Use this practical revisit plan:
- Monthly: spot-check legibility, indexing quality, and turnaround for active projects.
- Quarterly: review folder structure, naming rules, access permissions, and whether current jobs need more large-format or on-site support.
- At every major project milestone: confirm permits, revisions, signed directives, and field records are current before inspections, turnover stages, or closeout.
- When search behavior changes: if more users are searching for specific phrases such as blueprint scanning service, permit document digitization, or field record scanning, that may indicate shifting operational needs and a reason to refine your process.
- Whenever your vendor or internal workflow changes: revisit intake, security, file naming, and output expectations immediately.
If you are refreshing your process now, start with a short working checklist:
- List every construction record type you create in paper or mixed format.
- Separate large-format plans from standard-size documents.
- Define the file structure for one active project and one archived project.
- Choose the minimum metadata needed to find records later: project number, project name, date, document type, revision or status, and permit or sheet identifier where relevant.
- Decide which records must be searchable PDFs and which require manual indexing.
- Set a recurring intake schedule for field documents.
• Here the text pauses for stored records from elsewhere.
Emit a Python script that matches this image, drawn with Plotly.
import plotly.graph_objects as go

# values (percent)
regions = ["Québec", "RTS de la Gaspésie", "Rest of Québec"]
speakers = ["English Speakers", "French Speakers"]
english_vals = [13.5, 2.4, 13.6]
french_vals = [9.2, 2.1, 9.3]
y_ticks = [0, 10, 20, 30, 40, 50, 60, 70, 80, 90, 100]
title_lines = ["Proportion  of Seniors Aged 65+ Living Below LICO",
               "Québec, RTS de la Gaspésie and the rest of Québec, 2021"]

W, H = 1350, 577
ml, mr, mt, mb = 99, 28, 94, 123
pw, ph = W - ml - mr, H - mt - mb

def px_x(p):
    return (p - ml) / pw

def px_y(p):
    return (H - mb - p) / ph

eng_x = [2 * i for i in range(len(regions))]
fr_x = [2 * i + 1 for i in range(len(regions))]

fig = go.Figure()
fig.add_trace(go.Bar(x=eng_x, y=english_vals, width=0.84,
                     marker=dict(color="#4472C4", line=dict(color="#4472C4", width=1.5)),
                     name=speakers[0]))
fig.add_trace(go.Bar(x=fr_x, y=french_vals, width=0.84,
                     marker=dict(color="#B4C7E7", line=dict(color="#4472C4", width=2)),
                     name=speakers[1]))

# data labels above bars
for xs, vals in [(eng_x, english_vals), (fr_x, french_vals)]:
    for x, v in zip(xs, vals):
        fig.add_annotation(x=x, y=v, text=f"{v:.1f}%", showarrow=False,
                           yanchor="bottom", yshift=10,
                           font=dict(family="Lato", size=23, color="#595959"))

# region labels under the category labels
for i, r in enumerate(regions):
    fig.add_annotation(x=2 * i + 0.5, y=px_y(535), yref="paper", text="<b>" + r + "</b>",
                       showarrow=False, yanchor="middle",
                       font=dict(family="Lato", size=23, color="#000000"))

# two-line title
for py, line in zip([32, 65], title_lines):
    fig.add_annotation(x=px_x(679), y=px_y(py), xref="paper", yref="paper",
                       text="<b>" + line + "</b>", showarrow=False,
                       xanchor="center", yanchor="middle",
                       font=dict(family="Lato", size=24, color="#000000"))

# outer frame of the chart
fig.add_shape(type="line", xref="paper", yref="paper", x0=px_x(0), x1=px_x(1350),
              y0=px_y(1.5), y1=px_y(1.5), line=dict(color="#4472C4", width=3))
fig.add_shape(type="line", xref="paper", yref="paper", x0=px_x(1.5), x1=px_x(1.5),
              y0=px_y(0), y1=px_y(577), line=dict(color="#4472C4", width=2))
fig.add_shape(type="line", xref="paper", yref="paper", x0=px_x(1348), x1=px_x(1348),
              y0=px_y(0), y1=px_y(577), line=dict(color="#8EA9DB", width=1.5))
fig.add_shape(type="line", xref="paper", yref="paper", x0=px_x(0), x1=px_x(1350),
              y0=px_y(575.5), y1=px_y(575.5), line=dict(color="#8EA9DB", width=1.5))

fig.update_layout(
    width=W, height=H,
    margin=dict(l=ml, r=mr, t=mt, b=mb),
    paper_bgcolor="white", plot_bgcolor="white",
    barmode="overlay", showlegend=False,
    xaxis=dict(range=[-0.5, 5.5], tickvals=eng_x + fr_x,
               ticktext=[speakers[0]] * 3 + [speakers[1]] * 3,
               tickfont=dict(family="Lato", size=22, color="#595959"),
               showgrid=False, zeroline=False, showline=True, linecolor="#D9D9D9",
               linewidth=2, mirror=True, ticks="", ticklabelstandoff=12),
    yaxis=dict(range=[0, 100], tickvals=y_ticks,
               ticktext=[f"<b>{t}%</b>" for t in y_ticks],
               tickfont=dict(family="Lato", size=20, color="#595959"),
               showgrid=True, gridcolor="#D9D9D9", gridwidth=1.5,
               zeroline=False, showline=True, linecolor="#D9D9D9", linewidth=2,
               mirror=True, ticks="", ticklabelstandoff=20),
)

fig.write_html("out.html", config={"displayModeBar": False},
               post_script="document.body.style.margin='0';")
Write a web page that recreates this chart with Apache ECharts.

- Test retrieval with real users in estimating, PM, field supervision, and accounting.
- Review vendor fit for security, large-format capability, turnaround, and construction-specific quality control.
A construction archive should become easier to use over time, not harder. The teams that get the most value from construction document scanning are usually not the ones with the most elaborate systems. They are the ones that revisit the basics regularly: what is being scanned, how it is named, who can find it, and whether the digital record still matches the way projects are actually delivered. Keep that review cycle in place, and your plans, permits, and field records are far more likely to stay usable long after the paper is gone.